Short post this week as we are packing and cleaning, or rather Ian is as I write this to head back to England rather too early in the morning tomorrow so here are some more pictures from our trip
One of those naked trees that have shed its
bark. Hope to have some more next week
as they are still on my camera and my lead
is packed somewhere.

Noisy as a galah, so the saying goes. An apt name for these
noisy parrots

Some of the many statues in Perth

Perth with the infamous or famous grounds where England
were defeated this year for the only time in Australia to regain
the Ashes. Apparently it is because it was the only pitch that
was hard, the rest have been soaked by rain which favours the
English according to one shopkeeper we got chatting too
in Guildford.

A cormorant who was not photo shy and even stretched out
for me to get a better shot of his feathers. Show off!

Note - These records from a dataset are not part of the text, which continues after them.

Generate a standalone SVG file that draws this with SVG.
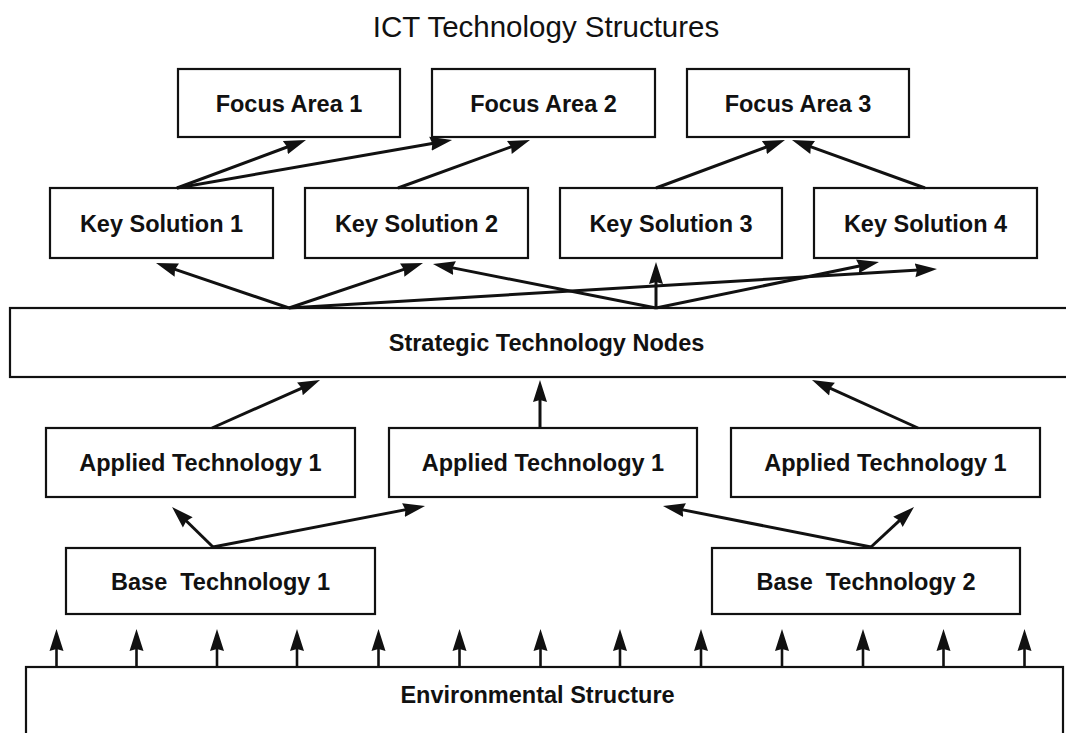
<svg xmlns="http://www.w3.org/2000/svg" width="1066" height="733" viewBox="0 0 1066 733">
<style>
.box{fill:#fff;stroke:#111;stroke-width:2.2}
.lbl{font-family:"Liberation Sans",Arial,sans-serif;font-weight:bold;font-size:23.5px;fill:#111;text-anchor:middle;white-space:pre}
.title{font-family:"Liberation Sans",Arial,sans-serif;font-size:29.5px;fill:#111;text-anchor:middle}
.c{stroke:#111;stroke-width:3;fill:none;marker-end:url(#ah)}
.v{stroke:#111;stroke-width:2.6;fill:none;marker-end:url(#ah)}
</style>
<defs>
<marker id="ah" markerUnits="userSpaceOnUse" markerWidth="24" markerHeight="16" viewBox="0 -8 24 16" refX="12" refY="0" orient="auto">
<path d="M0,-7 L22,0 L0,7 L2,0 z" fill="#111"/>
</marker>
</defs>
<rect width="1066" height="733" fill="#fff"/>
<text class="title" x="546" y="37">ICT Technology Structures</text>

<g id="focus1"><rect class="box" x="178" y="69" width="222" height="68"/><text class="lbl" x="289" y="111.5">Focus Area 1</text></g>
<g id="focus2"><rect class="box" x="432" y="69" width="223" height="68"/><text class="lbl" x="543.5" y="111.5">Focus Area 2</text></g>
<g id="focus3"><rect class="box" x="687" y="69" width="222" height="68"/><text class="lbl" x="798" y="111.5">Focus Area 3</text></g>

<g id="key1"><rect class="box" x="50" y="188" width="223" height="70"/><text class="lbl" x="161.5" y="231.5">Key Solution 1</text></g>
<g id="key2"><rect class="box" x="305" y="188" width="223" height="70"/><text class="lbl" x="416.5" y="231.5">Key Solution 2</text></g>
<g id="key3"><rect class="box" x="560" y="188" width="222" height="70"/><text class="lbl" x="671" y="231.5">Key Solution 3</text></g>
<g id="key4"><rect class="box" x="814" y="188" width="223" height="70"/><text class="lbl" x="925.5" y="231.5">Key Solution 4</text></g>

<g id="strategic"><rect class="box" x="10" y="308" width="1070" height="69"/><text class="lbl" x="546.5" y="351">Strategic Technology Nodes</text></g>

<g id="applied1"><rect class="box" x="46" y="428" width="309" height="69"/><text class="lbl" x="200.5" y="471">Applied Technology 1</text></g>
<g id="applied2"><rect class="box" x="389" y="428" width="308" height="69"/><text class="lbl" x="543" y="471">Applied Technology 1</text></g>
<g id="applied3"><rect class="box" x="731" y="428" width="309" height="69"/><text class="lbl" x="885.5" y="471">Applied Technology 1</text></g>

<g id="base1"><rect class="box" x="66" y="548" width="309" height="66"/><text class="lbl" x="220.5" y="589.5">Base  Technology 1</text></g>
<g id="base2"><rect class="box" x="712" y="548" width="308" height="66"/><text class="lbl" x="866" y="589.5">Base  Technology 2</text></g>

<g id="environment"><rect class="box" x="26" y="667" width="1037" height="80"/><text class="lbl" x="537.5" y="703">Environmental Structure</text></g>

<g id="connectors">
<path class="c" d="M177,188 L296.6,143.5"/>
<path class="c" d="M177,188 L442.2,141.7"/>
<path class="c" d="M398,188 L520.6,143.4"/>
<path class="c" d="M656,188 L775.6,143.5"/>
<path class="c" d="M925,188 L801.4,143.4"/>

<path class="c" d="M289,308 L165.5,266.2"/>
<path class="c" d="M289,308 L413.5,266.2"/>
<path class="c" d="M289,308 L927,269.6"/>
<path class="c" d="M656,308 L442.8,265.9"/>
<path class="c" d="M656,308 L656,272"/>
<path class="c" d="M656,308 L869.2,264"/>

<path class="c" d="M212,428 L310.9,384.1"/>
<path class="c" d="M540,428 L540,390"/>
<path class="c" d="M918,428 L821.1,384.1"/>

<path class="c" d="M213,547 L179.2,514"/>
<path class="c" d="M213,547 L415.2,507.9"/>
<path class="c" d="M871,547 L672.8,507.9"/>
<path class="c" d="M871,547 L906.7,513.8"/>

<path class="v" d="M56.5,667 V639"/>
<path class="v" d="M136.5,667 V639"/>
<path class="v" d="M217,667 V639"/>
<path class="v" d="M297,667 V639"/>
<path class="v" d="M378.5,667 V639"/>
<path class="v" d="M459.5,667 V639"/>
<path class="v" d="M540.5,667 V639"/>
<path class="v" d="M620,667 V639"/>
<path class="v" d="M701,667 V639"/>
<path class="v" d="M782,667 V639"/>
<path class="v" d="M863,667 V639"/>
<path class="v" d="M943.5,667 V639"/>
<path class="v" d="M1024.5,667 V639"/>
</g>
</svg>
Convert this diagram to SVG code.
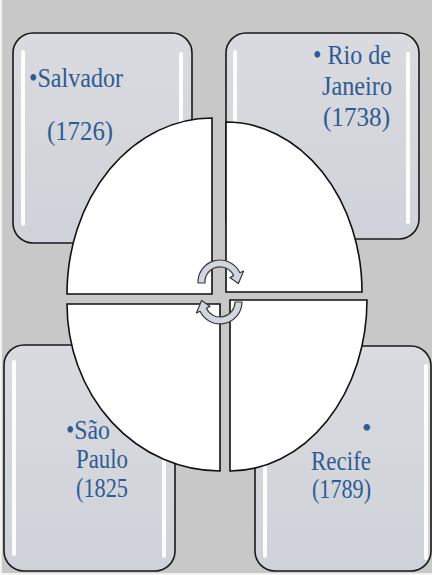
<svg xmlns="http://www.w3.org/2000/svg" width="432" height="575" viewBox="0 0 432 575">
<style>
.bg{fill:#c8c8c8}
.box{fill:url(#boxg);stroke:#1a1a1a;stroke-width:1.6}
.hl{fill:#ffffff;opacity:0.95}
.pie{fill:#ffffff;stroke:#111111;stroke-width:1.6}
.t{font-size:27px;fill:#2f5b93}
.arr{fill:#d2d6de;stroke:#3a3a3a;stroke-width:1.2;stroke-linejoin:round}
</style>
<defs>
<linearGradient id="boxg" x1="0" y1="0" x2="0" y2="1">
<stop offset="0" stop-color="#d9dbe0"/>
<stop offset="1" stop-color="#cfd2d8"/>
</linearGradient>
<filter id="soft" x="-50%" y="-10%" width="200%" height="120%">
<feGaussianBlur stdDeviation="0.7"/>
</filter>
</defs>
<rect x="0" y="0" width="432" height="575" fill="#f2f2f2"/>
<rect class="bg" x="2" y="0" width="430" height="573"/>
<g id="box-salvador">
<rect class="box" x="13" y="33" width="179" height="210" rx="20"/>
<rect class="hl" x="21" y="50" width="4" height="176" rx="2" filter="url(#soft)"/>
<rect class="hl" x="179" y="52" width="4" height="176" rx="2" filter="url(#soft)"/>
</g>
<g id="box-rio">
<rect class="box" x="226" y="33" width="193" height="206" rx="20"/>
<rect class="hl" x="233" y="50" width="4" height="172" rx="2" filter="url(#soft)"/>
<rect class="hl" x="406" y="52" width="4" height="172" rx="2" filter="url(#soft)"/>
</g>
<g id="box-saopaulo">
<rect class="box" x="4" y="345" width="171" height="226" rx="20"/>
<rect class="hl" x="12" y="360" width="4" height="196" rx="2" filter="url(#soft)"/>
<rect class="hl" x="162" y="362" width="4" height="196" rx="2" filter="url(#soft)"/>
</g>
<g id="box-recife">
<rect class="box" x="255" y="346" width="176" height="225" rx="20"/>
<rect class="hl" x="263" y="362" width="4" height="196" rx="2" filter="url(#soft)"/>
<rect class="hl" x="424" y="364" width="4" height="196" rx="2" filter="url(#soft)"/>
</g>
<g id="pie">
<path id="q-tl" class="pie" d="M212,294 L67,294 A145,176 0 0 1 212,118 Z"/>
<path id="q-tr" class="pie" d="M226,292 L226,122 A136,170 0 0 1 362,292 Z"/>
<path id="q-bl" class="pie" d="M220,304 L220,471 A153,167 0 0 1 67,304 Z"/>
<path id="q-br" class="pie" d="M230,300 L367,300 A137,171 0 0 1 230,471 Z"/>
</g>
<g id="connectors">
<path class="arr" d="M198,283 A22,22 0 0 1 239.9,272.7 L243.6,271 L238.4,283.6 L229.9,277.6 L233.6,275.6 A15,15 0 0 0 205,283 Z"/>
<path class="arr" d="M242,302 A22,22 0 0 1 200.1,311.3 L196.4,313 L201.6,300.4 L210.1,306.4 L206.4,308.3 A15,15 0 0 0 235,302 Z"/>
</g>
<g id="labels" font-family="'Liberation Serif', 'Times New Roman', serif">
<text class="t" x="29" y="87" textLength="94" lengthAdjust="spacingAndGlyphs">•Salvador</text>
<text class="t" x="47" y="140" textLength="66" lengthAdjust="spacingAndGlyphs">(1726)</text>
<text class="t" x="313" y="64" textLength="78" lengthAdjust="spacingAndGlyphs">• Rio de</text>
<text class="t" x="322" y="95" textLength="70" lengthAdjust="spacingAndGlyphs">Janeiro</text>
<text class="t" x="323" y="126" textLength="67" lengthAdjust="spacingAndGlyphs">(1738)</text>
<text class="t" x="66" y="439" textLength="44" lengthAdjust="spacingAndGlyphs">•São</text>
<text class="t" x="76" y="468" textLength="52" lengthAdjust="spacingAndGlyphs">Paulo</text>
<text class="t" x="76" y="497" textLength="52" lengthAdjust="spacingAndGlyphs">(1825</text>
<text class="t" x="362" y="437">•</text>
<text class="t" x="311" y="470" textLength="60" lengthAdjust="spacingAndGlyphs">Recife</text>
<text class="t" x="312" y="498" textLength="59" lengthAdjust="spacingAndGlyphs">(1789)</text>
</g>
</svg>
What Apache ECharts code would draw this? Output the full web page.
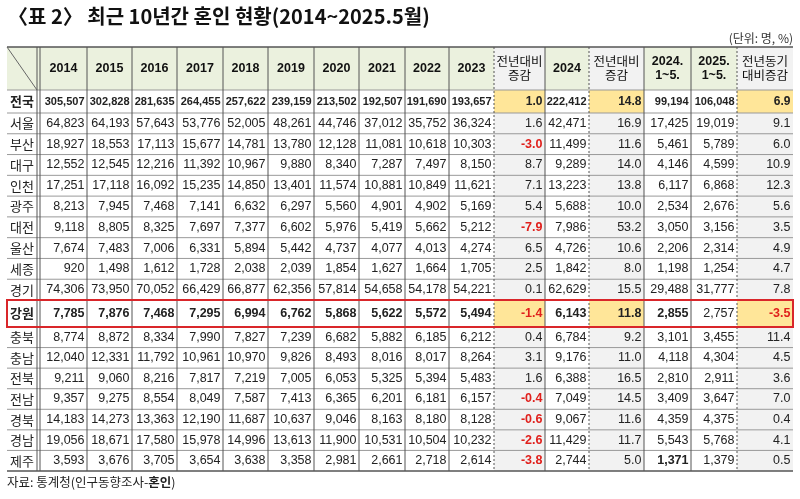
<!DOCTYPE html>
<html><head><meta charset="utf-8">
<script src="https://cdn.jsdelivr.net/npm/echarts@6/dist/echarts.min.js"></script>
<style>html,body{margin:0;padding:0;background:#fff}#c{width:800px;height:499px}</style>
</head><body><div id="c"></div>
<script>
const headers = ['2014','2015','2016','2017','2018','2019','2020','2021','2022','2023','전년대비\n증감','2024','전년대비\n증감','2024.\n1~5.','2025.\n1~5.','전년동기\n대비증감'];
const regions = ['전국','서울','부산','대구','인천','광주','대전','울산','세종','경기','강원','충북','충남','전북','전남','경북','경남','제주'];
const v2014 = [305507,64823,18927,12552,17251,8213,9118,7674,920,74306,7785,8774,12040,9211,9357,14183,19056,3593];
const v2015 = [302828,64193,18553,12545,17118,7945,8805,7483,1498,73950,7876,8872,12331,9060,9275,14273,18671,3676];
const v2016 = [281635,57643,17113,12216,16092,7468,8325,7006,1612,70052,7468,8334,11792,8216,8554,13363,17580,3705];
const v2017 = [264455,53776,15677,11392,15235,7141,7697,6331,1728,66429,7295,7990,10961,7817,8049,12190,15978,3654];
const v2018 = [257622,52005,14781,10967,14850,6632,7377,5894,2038,66877,6994,7827,10970,7219,7587,11687,14996,3638];
const v2019 = [239159,48261,13780,9880,13401,6297,6602,5442,2039,62356,6762,7239,9826,7005,7413,10637,13613,3358];
const v2020 = [213502,44746,12128,8340,11574,5560,5976,4737,1854,57814,5868,6682,8493,6053,6365,9046,11900,2981];
const v2021 = [192507,37012,11081,7287,10881,4901,5419,4077,1627,54658,5622,5882,8016,5325,6201,8163,10531,2661];
const v2022 = [191690,35752,10618,7497,10849,4902,5662,4013,1664,54178,5572,6185,8017,5394,6181,8180,10504,2718];
const v2023 = [193657,36324,10303,8150,11621,5169,5212,4274,1705,54221,5494,6212,8264,5483,6157,8128,10232,2614];
const chg2023 = [1.0,1.6,-3.0,8.7,7.1,5.4,-7.9,6.5,2.5,0.1,-1.4,0.4,3.1,1.6,-0.4,-0.6,-2.6,-3.8];
const v2024 = [222412,42471,11499,9289,13223,5688,7986,4726,1842,62629,6143,6784,9176,6388,7049,9067,11429,2744];
const chg2024 = [14.8,16.9,11.6,14.0,13.8,10.0,53.2,10.6,8.0,15.5,11.8,9.2,11.0,16.5,14.5,11.6,11.7,5.0];
const jm2024 = [99194,17425,5461,4146,6117,2534,3050,2206,1198,29488,2855,3101,4118,2810,3409,4359,5543,1371];
const jm2025 = [106048,19019,5789,4599,6868,2676,3156,2314,1254,31777,2757,3455,4304,2911,3647,4375,5768,1379];
const chgYoY = [6.9,9.1,6.0,10.9,12.3,5.6,3.5,4.9,4.7,7.8,-3.5,11.4,4.5,3.6,7.0,0.4,4.1,0.5];
const title = '〈표 2〉 최근 10년간 혼인 현황(2014~2025.5월)';
const unit = '(단위: 명, %)';

const cols = [v2014,v2015,v2016,v2017,v2018,v2019,v2020,v2021,v2022,v2023,chg2023,v2024,chg2024,jm2024,jm2025,chgYoY];
const isChg = [0,0,0,0,0,0,0,0,0,0,1,0,1,0,0,1];
const xs = [7,40,87,132,177,223,268,314,359,405,449,494,545,589,644,691,737,793];
const ys = [47,90,113];
for(let i=0;i<9;i++) ys.push(113+(300-113)*(i+1)/9);
ys.push(327);
for(let i=0;i<7;i++) ys.push(327+(471-327)*(i+1)/7);

const F = 'Liberation Sans, Arial, "Noto Sans CJK KR", sans-serif';
const K = '"Noto Sans CJK KR", sans-serif';
const el = [];
const fmt = (v,c)=> isChg[c] ? v.toFixed(1) : v.toLocaleString('en-US');
el.push({type:'rect',shape:{x:xs[0],y:ys[0],width:xs[17]-xs[0],height:ys[1]-ys[0]},style:{fill:'#ebf1de'}});
for(let c=0;c<16;c++){
  if(isChg[c]){
    el.push({type:'rect',shape:{x:xs[c+1],y:ys[0],width:xs[c+2]-xs[c+1],height:ys[19]-ys[0]},style:{fill:'#f2f2f2'}});
  }
}
[0,10].forEach(r=>{
  for(let c=0;c<16;c++) if(isChg[c])
    el.push({type:'rect',shape:{x:xs[c+1],y:ys[r+1],width:xs[c+2]-xs[c+1],height:ys[r+2]-ys[r+1]},style:{fill:'#ffe699'}});
});
for(let r=0;r<ys.length;r++){
  el.push({type:'line',shape:{x1:xs[0],y1:ys[r],x2:xs[17],y2:ys[r]},style:{stroke:(r==0||r==ys.length-1)?'#555':'#999',lineWidth:(r==0||r==ys.length-1)?1.5:1}});
}
for(let i=1;i<xs.length-1;i++){
  el.push({type:'line',shape:{x1:xs[i],y1:ys[0],x2:xs[i],y2:ys[19]},style:{stroke:'#555',lineWidth:1,lineDash:isChg[i-1]?[2,2]:null}});
}
el.push({type:'line',shape:{x1:xs[1]-3,y1:ys[0],x2:xs[1]-3,y2:ys[19]},style:{stroke:'#555',lineWidth:1}});
el.push({type:'line',shape:{x1:xs[0],y1:ys[0],x2:xs[1]-3,y2:ys[1]},style:{stroke:'#666',lineWidth:1}});
for(let c=0;c<16;c++){
  const cx=(xs[c+1]+xs[c+2])/2, cy=(ys[0]+ys[1])/2;
  const chg = headers[c].indexOf('증감')>=0;
  el.push({type:'text',x:cx,y:cy,style:{text:headers[c],fill:'#111',font:(chg?'normal 12.5px ':'bold 12.5px ')+(chg?K:F),align:'center',verticalAlign:'middle',lineHeight:14}});
}
for(let r=0;r<regions.length;r++){
  const cy=(ys[r+1]+ys[r+2])/2;
  const boldRow = r==0||r==10;
  el.push({type:'text',x:(xs[0]+xs[1]-3)/2,y:cy,style:{text:regions[r],fill:'#222',font:(boldRow?'bold ':'')+'13px '+K,align:'center',verticalAlign:'middle'}});
  for(let c=0;c<16;c++){
    const v=cols[c][r];
    let bold = boldRow && !(r==10&&c==14);
    if(r==17&&c==13) bold=true;
    let fill='#222';
    if(isChg[c]&&v<0){fill='#e0201c'; bold=true;}
    const sz = r==0 ? (isChg[c]?'12px ':'11px ') : '12.5px ';
    el.push({type:'text',x:xs[c+2]-2.5,y:cy,style:{text:fmt(v,c),fill:fill,font:(bold?'bold ':'')+sz+F,align:'right',verticalAlign:'middle'}});
  }
}
el.push({type:'rect',shape:{x:xs[0],y:ys[11],width:xs[17]-xs[0],height:ys[12]-ys[11]},style:{fill:'none',stroke:'#d9262a',lineWidth:2}});
el.push({type:'text',x:8,y:16,style:{text:title,fill:'#111',font:'bold 20px '+K,verticalAlign:'middle'}});
el.push({type:'text',x:793,y:38,style:{text:unit,fill:'#333',font:'12px '+K,align:'right',verticalAlign:'middle'}});
el.push({type:'text',x:7,y:482,style:{text:'{a|자료: 통계청(인구동향조사-}{b|혼인}{a|)}',rich:{a:{font:'12.5px '+K,fill:'#222'},b:{font:'bold 12.5px '+K,fill:'#222'}},verticalAlign:'middle'}});

const chart = echarts.init(document.getElementById('c'));
chart.setOption({animation:false,graphic:{elements:el}});
</script></body></html>
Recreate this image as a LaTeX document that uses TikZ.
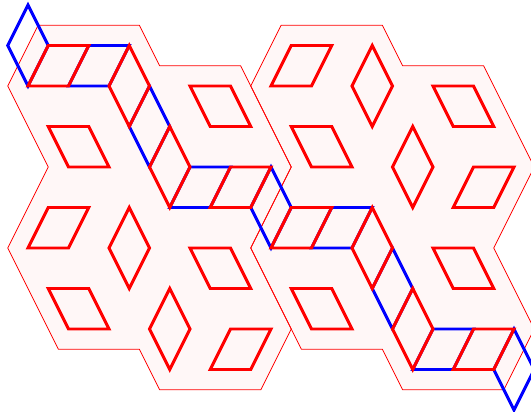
\documentclass[tikz,border=0pt]{standalone}
\begin{document}
\begin{tikzpicture}[x=15.1875pt,y=-30.375pt,
  region/.style={red,line width=0.6pt},
  redtile/.style={draw=red,line width=2.2pt},
  bluetile/.style={draw=blue,line width=2.2pt}]
  \useasboundingbox (-0.383,-0.1235) rectangle (25.84,10.049);
  \foreach \s in {0,12} \fill[red!3,shift={(\s,0)}] (0,2)--(1.5,0.5)--(6.5,0.5)--(7.5,1.5)--(11.5,1.5)--(14,4)--(12,6)--(14,8)--(12.5,9.5)--(7.5,9.5)--(6.5,8.5)--(2.5,8.5)--(0,6)--(2,4)--cycle;
  \foreach \s in {0,12} \draw[region,shift={(\s,0)}] (0,2)--(1.5,0.5)--(6.5,0.5)--(7.5,1.5)--(11.5,1.5)--(14,4)--(12,6)--(14,8)--(12.5,9.5)--(7.5,9.5)--(6.5,8.5)--(2.5,8.5)--(0,6)--(2,4)--cycle;
  \foreach \i/\j in {1/0,7/2,13/4,19/6,25/8} \draw[bluetile] (\i,\j)--++(-1,1)--++(1,1)--++(1,-1)--cycle;
  \foreach \i/\j in {4/1,9/4,16/5,21/8} \draw[bluetile] (\i,\j)--++(2,0)--++(-1,1)--++(-2,0)--cycle;
  \foreach \s in {0,12} {
    \foreach \i/\j in {2/1,11/4,2/5,11/8} \draw[redtile,shift={(\s,0)}] (\i,\j)--++(2,0)--++(-1,1)--++(-2,0)--cycle;
    \foreach \i/\j in {9/2,2/3,9/6,2/7} \draw[redtile,shift={(\s,0)}] (\i,\j)--++(2,0)--++(1,1)--++(-2,0)--cycle;
    \foreach \i/\j in {6/1,8/3,6/5,8/7} \draw[redtile,shift={(\s,0)}] (\i,\j)--++(-1,1)--++(1,1)--++(1,-1)--cycle;
  }
\end{tikzpicture}
\end{document}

One for my friend Ju, a nice rusty train


  1. thanks for the train - love it!

  2. Glad you like it. Had to take a picture of it when I saw it, especially for you

  3. Sounds like a wedding to remember for different reasons. Waiting for part 2.

  4. FYI Mum, I got married in January, not December ;-)

  5. Mavis, it sure was a wedding to remember, almost dreading what I can manage for the next one but since I won't have anything to do up front I should be safe - I think.

    You are so right Emma. I said it was weird having summer at this time of year is confusing me. I will edit the post specially for you :o)

  6. can't wait to see the wedding pictures!! as for your damp stretching. i don't think the fabric will present any problems, it's just the size. i have a huge fold out cork board that my dad made me. You need a very large board i'm afraid, a bit bigger than the work. Any woood may do as long as you can get pins in it without hurting your thumb!! Let me know how you get on...

  7. Hi Karen, thanks for answering the query on my post on your blog. I was hoping not to have to damp stretch the stole I have been embroidering but I think it does need it. If I can't manage the pinning it out I shall have to just steam iron it on the wool side and hope for the best.